This morning a man named Armando came by to fix the ceiling in my apartment (I had had a minor leak last week). Armando is the same man who for the past several weeks has been hanging off the roof of my 5-storey building, slowly but surely repainting the exterior walls. Armando, I learned today, is 73 years old. (!!!) Talk about work ethic… wow, wow, wow.
Now, it’s unlikely that this septuagenarian is choosing to do this work just to keep himself busy in his retirement (although one look at him proves that his health is undoubtedly benefiting from his continued work). Indeed it’s much more likely that he is forced to continue doing hard manual labour into his 8th decade because if he didn’t, his family would have trouble putting food on the table.
Is this a good thing? Probably not. In a country like Canada with a strong and universal social security program, Armando would have probably retired long ago.
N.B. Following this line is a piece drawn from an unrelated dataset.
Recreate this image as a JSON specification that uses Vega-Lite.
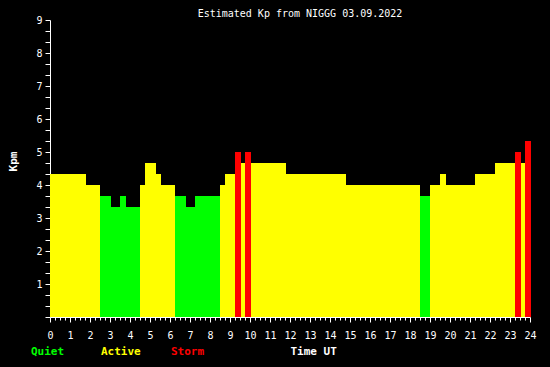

His amazing work ethic is therefore perhaps more a consequence of necessity rather than a relative lack of laziness in comparison to those of a similar age in richer countries.
That said, Armando is just one example of what I’ve observed to be a generally remarkable work ethic here in Mexico. When people are out of work here (knowing that they can’t rely on the government to jump in and help them) they use their creativity, entrepreneurialism, and resourcefulness to come up with a way (any way) to make ends meet. For this reason, although poverty levels here are incalculably greater, from my observations Mexico City has many few beggers per capita than Toronto or, in recent years, even Kingston, Ontario.
Is this a reflection of an inherent Mexican work ethic, or that of the differences in survival techniques between two societies of distinctly different economic means? I’ll leave that up to you to decide… personally I’m still working on the answer myself.